外出禁止生活から約1か月の北イタリアが教えてくれる、コロナから家族を守る方法
その週1回、たかが近所のスーパーなのに、行く時にはまるで命がけのミッションをこなすような緊張感だ。
私の場合はまず、行こうと思う前日から、買い物リストを入念に準備検討する。買い忘れがあっても、パッと買い足しに行ったりできないし(別に禁止されているわけではないけど)、分量を間違えて買いすぎてもいけないし。出かける前には外出申請書をプリントアウトして住所、氏名、外出理由等を記入。ショッパー持った、マスクと手袋よし、消毒ジェルよーし、と指差し確認。

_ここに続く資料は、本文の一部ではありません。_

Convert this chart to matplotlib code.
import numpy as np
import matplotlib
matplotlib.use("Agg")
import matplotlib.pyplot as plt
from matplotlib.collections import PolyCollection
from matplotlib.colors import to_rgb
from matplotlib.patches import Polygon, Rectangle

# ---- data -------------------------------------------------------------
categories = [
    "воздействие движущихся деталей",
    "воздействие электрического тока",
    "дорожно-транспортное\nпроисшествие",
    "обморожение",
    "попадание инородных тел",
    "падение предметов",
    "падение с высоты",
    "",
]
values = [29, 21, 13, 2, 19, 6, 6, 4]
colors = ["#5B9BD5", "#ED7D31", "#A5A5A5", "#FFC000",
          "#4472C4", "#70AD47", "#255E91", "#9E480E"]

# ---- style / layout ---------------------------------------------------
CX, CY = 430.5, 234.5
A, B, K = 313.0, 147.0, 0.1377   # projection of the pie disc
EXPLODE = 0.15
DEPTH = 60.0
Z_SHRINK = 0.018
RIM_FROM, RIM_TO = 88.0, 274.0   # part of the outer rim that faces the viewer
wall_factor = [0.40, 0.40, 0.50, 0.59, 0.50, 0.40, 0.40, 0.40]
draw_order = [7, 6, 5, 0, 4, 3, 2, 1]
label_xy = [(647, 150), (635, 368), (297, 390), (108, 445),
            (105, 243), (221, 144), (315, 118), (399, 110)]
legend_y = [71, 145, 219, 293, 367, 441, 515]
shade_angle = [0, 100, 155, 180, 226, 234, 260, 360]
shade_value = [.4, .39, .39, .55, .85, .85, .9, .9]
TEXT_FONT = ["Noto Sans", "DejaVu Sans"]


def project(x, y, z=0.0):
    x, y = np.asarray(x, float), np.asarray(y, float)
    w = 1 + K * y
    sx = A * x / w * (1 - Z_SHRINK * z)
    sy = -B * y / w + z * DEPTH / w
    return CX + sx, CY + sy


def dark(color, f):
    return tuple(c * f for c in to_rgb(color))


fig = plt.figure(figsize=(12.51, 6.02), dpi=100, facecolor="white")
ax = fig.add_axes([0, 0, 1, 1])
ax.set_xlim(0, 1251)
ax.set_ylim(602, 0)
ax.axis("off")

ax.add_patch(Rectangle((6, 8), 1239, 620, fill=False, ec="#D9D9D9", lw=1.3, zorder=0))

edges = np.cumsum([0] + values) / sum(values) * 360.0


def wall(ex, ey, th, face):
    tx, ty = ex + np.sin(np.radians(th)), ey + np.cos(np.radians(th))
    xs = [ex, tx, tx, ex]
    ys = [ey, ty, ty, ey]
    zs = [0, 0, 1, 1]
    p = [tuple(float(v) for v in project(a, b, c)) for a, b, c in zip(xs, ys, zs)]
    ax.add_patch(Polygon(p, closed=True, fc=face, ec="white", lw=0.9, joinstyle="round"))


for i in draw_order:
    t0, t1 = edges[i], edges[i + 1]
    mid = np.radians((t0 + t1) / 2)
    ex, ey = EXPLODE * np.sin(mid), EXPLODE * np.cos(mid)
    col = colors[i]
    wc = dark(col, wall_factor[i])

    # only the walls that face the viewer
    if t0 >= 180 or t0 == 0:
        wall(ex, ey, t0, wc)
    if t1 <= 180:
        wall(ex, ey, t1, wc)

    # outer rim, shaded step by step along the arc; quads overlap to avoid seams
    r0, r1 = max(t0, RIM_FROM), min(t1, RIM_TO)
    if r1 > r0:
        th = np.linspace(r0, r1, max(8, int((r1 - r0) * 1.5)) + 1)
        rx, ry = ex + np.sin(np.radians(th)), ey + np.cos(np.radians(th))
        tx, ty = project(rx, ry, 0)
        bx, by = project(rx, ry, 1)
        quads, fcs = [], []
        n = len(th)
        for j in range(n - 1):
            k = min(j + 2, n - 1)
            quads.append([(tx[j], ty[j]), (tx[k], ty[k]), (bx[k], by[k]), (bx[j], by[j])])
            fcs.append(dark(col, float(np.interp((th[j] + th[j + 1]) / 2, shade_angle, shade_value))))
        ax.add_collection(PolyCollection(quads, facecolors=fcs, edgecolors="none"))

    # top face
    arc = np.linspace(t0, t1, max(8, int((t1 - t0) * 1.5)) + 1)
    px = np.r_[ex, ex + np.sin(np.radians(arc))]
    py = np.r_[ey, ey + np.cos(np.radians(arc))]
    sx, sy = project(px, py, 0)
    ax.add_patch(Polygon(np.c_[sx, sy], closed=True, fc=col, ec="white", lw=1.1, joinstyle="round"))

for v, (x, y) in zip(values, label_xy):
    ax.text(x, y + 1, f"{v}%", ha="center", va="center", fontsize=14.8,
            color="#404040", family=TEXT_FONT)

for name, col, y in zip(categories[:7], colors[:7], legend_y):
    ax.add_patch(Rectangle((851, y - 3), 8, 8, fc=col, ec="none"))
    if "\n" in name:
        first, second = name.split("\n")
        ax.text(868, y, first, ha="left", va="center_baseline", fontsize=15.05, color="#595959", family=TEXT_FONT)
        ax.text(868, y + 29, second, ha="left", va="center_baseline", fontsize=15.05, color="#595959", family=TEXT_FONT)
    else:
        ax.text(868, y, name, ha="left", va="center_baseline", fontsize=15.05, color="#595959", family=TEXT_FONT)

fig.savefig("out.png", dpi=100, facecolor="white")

そして、できるだけウイルスが手につかないように、どのタイミングで手袋をとり、どの手で消毒ジェルの蓋を開けて、家に帰ったら手洗いが先が、ドアノブを消毒するのが先か?などなどイメージトレーニングをしたりして。行く前に気疲れでぐったりしちゃうのであります。

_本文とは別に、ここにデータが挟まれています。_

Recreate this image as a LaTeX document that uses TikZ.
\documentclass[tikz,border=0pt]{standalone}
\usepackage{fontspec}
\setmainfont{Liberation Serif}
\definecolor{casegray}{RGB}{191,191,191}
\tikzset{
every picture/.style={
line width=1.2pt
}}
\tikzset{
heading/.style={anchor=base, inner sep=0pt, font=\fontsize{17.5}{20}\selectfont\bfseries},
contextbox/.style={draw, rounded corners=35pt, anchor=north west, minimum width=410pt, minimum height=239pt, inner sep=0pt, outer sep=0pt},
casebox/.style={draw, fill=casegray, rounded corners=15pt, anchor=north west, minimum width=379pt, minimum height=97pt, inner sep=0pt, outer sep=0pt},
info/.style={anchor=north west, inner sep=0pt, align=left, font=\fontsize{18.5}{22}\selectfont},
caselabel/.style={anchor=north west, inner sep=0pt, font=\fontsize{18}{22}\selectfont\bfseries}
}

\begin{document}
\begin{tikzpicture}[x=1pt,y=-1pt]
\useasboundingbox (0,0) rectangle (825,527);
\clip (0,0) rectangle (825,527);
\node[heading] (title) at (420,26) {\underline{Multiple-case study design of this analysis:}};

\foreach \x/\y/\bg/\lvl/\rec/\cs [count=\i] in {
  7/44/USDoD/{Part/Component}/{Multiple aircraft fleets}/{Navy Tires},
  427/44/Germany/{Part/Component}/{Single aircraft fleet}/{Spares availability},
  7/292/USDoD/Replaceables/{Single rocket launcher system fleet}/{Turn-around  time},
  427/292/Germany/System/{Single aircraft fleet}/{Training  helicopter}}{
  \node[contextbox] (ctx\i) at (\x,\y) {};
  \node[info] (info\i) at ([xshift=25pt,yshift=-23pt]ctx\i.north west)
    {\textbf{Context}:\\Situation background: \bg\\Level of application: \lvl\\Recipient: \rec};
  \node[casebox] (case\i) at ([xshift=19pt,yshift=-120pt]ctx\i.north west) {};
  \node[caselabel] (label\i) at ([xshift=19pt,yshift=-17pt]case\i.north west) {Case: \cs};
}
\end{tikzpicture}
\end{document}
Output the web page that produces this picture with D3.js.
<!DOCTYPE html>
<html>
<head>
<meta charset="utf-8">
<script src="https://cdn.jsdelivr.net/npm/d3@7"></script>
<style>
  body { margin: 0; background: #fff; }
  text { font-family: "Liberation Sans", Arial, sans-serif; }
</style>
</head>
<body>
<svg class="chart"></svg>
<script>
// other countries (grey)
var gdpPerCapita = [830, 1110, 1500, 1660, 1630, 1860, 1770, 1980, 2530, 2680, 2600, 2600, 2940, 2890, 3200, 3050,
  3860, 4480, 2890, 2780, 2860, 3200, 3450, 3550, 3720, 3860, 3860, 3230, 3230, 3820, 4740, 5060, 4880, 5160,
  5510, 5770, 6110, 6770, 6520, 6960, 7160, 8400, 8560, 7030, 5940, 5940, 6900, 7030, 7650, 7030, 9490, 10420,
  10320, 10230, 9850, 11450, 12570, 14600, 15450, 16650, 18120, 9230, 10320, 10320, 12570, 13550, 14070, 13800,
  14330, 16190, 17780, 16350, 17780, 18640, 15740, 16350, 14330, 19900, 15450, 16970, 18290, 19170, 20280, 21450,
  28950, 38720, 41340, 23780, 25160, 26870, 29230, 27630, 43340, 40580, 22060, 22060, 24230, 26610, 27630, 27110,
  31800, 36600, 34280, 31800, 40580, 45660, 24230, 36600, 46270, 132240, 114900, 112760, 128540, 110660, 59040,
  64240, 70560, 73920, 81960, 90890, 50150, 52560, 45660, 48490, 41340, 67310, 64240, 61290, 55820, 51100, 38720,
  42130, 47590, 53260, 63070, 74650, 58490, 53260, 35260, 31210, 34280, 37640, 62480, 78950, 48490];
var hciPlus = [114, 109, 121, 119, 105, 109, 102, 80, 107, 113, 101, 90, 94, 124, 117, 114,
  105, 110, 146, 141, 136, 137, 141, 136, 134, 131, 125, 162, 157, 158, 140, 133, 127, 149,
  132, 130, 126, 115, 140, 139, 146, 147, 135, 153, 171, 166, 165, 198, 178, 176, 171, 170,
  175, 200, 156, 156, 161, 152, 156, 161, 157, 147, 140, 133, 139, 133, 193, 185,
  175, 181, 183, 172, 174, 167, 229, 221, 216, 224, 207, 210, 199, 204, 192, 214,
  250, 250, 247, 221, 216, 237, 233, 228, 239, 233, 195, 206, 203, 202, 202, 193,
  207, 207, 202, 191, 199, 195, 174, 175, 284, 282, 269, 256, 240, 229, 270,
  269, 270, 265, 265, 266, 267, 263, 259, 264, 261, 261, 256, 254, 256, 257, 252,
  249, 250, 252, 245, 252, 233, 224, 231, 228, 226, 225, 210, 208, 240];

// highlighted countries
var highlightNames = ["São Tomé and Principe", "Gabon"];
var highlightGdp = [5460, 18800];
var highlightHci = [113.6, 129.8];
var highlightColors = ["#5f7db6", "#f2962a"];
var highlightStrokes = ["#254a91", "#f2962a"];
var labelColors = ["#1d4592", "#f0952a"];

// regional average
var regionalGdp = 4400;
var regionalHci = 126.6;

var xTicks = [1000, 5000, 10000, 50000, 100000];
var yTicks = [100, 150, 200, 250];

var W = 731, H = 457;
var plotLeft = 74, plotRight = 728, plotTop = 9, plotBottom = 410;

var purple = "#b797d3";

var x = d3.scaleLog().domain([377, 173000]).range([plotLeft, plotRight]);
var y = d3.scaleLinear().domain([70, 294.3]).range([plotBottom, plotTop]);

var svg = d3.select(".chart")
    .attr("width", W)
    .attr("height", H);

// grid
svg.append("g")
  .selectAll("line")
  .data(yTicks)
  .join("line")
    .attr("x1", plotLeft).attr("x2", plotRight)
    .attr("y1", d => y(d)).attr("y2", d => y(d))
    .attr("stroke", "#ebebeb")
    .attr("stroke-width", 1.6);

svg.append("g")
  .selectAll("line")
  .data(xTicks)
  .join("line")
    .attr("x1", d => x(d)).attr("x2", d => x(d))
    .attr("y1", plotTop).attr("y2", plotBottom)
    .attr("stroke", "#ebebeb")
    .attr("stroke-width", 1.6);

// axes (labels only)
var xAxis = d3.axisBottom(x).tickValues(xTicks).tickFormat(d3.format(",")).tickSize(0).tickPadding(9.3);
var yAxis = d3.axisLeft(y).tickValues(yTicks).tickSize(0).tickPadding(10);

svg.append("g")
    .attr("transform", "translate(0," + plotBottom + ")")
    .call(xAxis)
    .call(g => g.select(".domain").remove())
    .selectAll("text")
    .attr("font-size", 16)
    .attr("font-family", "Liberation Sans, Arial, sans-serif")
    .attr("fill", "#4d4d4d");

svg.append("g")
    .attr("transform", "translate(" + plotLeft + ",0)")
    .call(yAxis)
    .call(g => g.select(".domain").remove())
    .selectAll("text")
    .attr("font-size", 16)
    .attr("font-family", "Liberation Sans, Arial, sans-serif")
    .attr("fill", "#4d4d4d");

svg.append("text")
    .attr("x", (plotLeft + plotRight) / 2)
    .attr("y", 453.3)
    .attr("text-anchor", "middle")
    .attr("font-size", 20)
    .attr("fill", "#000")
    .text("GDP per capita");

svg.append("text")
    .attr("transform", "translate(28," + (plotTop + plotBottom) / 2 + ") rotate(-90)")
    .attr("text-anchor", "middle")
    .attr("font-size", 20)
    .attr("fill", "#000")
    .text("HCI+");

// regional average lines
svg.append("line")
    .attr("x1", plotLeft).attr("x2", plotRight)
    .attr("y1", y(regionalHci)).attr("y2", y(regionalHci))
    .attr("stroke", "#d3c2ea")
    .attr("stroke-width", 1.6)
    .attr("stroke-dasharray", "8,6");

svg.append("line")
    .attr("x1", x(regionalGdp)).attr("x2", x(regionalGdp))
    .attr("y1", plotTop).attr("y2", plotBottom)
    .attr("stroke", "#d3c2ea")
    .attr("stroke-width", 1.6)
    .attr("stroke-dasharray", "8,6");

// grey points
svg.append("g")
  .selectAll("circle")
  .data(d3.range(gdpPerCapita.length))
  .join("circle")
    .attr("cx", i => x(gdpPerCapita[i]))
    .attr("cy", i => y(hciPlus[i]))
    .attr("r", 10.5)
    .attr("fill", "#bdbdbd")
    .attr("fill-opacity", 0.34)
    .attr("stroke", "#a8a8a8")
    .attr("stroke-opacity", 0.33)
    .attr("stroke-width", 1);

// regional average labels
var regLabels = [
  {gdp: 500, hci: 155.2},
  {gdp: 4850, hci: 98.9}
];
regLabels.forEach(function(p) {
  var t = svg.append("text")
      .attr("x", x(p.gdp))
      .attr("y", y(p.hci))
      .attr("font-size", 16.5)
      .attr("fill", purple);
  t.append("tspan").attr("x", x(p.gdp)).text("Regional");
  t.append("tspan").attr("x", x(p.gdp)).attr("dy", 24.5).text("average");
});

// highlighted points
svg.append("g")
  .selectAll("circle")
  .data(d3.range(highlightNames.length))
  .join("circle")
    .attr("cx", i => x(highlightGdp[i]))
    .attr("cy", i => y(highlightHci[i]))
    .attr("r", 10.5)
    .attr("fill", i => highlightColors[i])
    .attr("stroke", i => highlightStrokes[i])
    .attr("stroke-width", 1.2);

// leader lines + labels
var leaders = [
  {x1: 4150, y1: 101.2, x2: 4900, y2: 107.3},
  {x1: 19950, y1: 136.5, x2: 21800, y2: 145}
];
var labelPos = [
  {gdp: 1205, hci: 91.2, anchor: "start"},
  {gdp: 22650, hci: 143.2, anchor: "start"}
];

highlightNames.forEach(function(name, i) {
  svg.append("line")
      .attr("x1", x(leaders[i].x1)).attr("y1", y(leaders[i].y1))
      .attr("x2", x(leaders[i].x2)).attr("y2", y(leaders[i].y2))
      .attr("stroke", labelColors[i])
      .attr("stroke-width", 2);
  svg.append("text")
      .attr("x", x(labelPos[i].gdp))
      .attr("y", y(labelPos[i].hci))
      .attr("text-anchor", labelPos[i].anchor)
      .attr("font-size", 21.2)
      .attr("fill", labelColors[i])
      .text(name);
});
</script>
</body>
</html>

でも、私を含む若い世代は、気疲れしようがロックダウンだろうが、SNSやチャットで友達や家族と好きなだけおしゃべりすればうっぷんも晴らせるし、今世界で何が起きているのか、コロナウイルスとはなんなのか、その気になればネットやテレビで情報を得るのは難しくない。ZOOM飲み会をしたり、オンラインでヨガもトレーニングもできる。でも、お年寄りたちはどうだろう?
コロナウイルスの犠牲者の8割は高齢者だから、高齢者を守りましょう、高齢者に感染させないように、大好きなおじいちゃんおばあちゃんに会いに行くのも、今は我慢しよう、とイタリアでは感染拡大が始まった2月後半からずっと言ってきた。
イタリア人たちは本当におじいちゃん、おばあちゃんが大好きで、大切にする人が多い。小さい頃からうんとうんと、可愛がられて育つからだろうか。
戦争体験世代には、ウイルスが大したことじゃない?
そんなイタリアなのに、ロックダウン中は家族でも同居していなければ会うことは許されない。
SNSに投稿された、ナポリのあるおじいちゃんとおばあちゃんが孫娘の誕生日を祝った動画は、イタリアそのものだった。会いに行って抱きしめることができないから、孫が暮らすマンションの下で「誕生日おめでとう」と書いた幕を振ってお祝いをしたというのだ。嬉しくて、悲しくて泣いてしまった孫娘に、「大丈夫、すぐ終わるから」と声をかけるおじいちゃん。ナポリ方言バリバリで、言っていることの半分ぐらいわからない私も、思わずもらい泣き。あの女の子の涙も私の涙も、おじいちゃんたちに会えない悲しみの涙なのか、人々の暮らしをこんなにも変えてしまったウイルスへの恐怖なのかはわからない。両方かもしれないし。
ところが、イタリア人たちがこんなに大好きだから一生懸命守りたい、当の高齢者たちが意外にも、規制を無視して外出し続けて問題になった。
「自分には関係ね~」と夜遊びやパーティーを続ける若者たちがいた一方で、仲良しと公園のベンチに座っておしゃべりして何が悪い? いつもの散歩仲間と歩くのなぜダメなの? というお年寄りの姿を、何度も何度も、テレビのニュースで、私自身の目で、見かけた。
なぜなんだろう? コロナウィルスの危険性が理解されない? 新聞の自宅配達がないイタリアで、情報が高齢者には行き渡りにくい? 戦争を体験した世代には、ウイルスなんて大したことじゃないように思えるからだ、なんていう意見をどこかで読んだけど、本当だろうか?
ネットの情報が届きにくいならと、感染拡大が特に厳しい地域では、知事自らがメガホンを持って町を歩き、「外出しないで」「家にいて」と訴え続けたとか、「私はあなたの町の知事です」とメッセージを録音して、住民全員に電話をかけたどこかの市長もいたそうだ。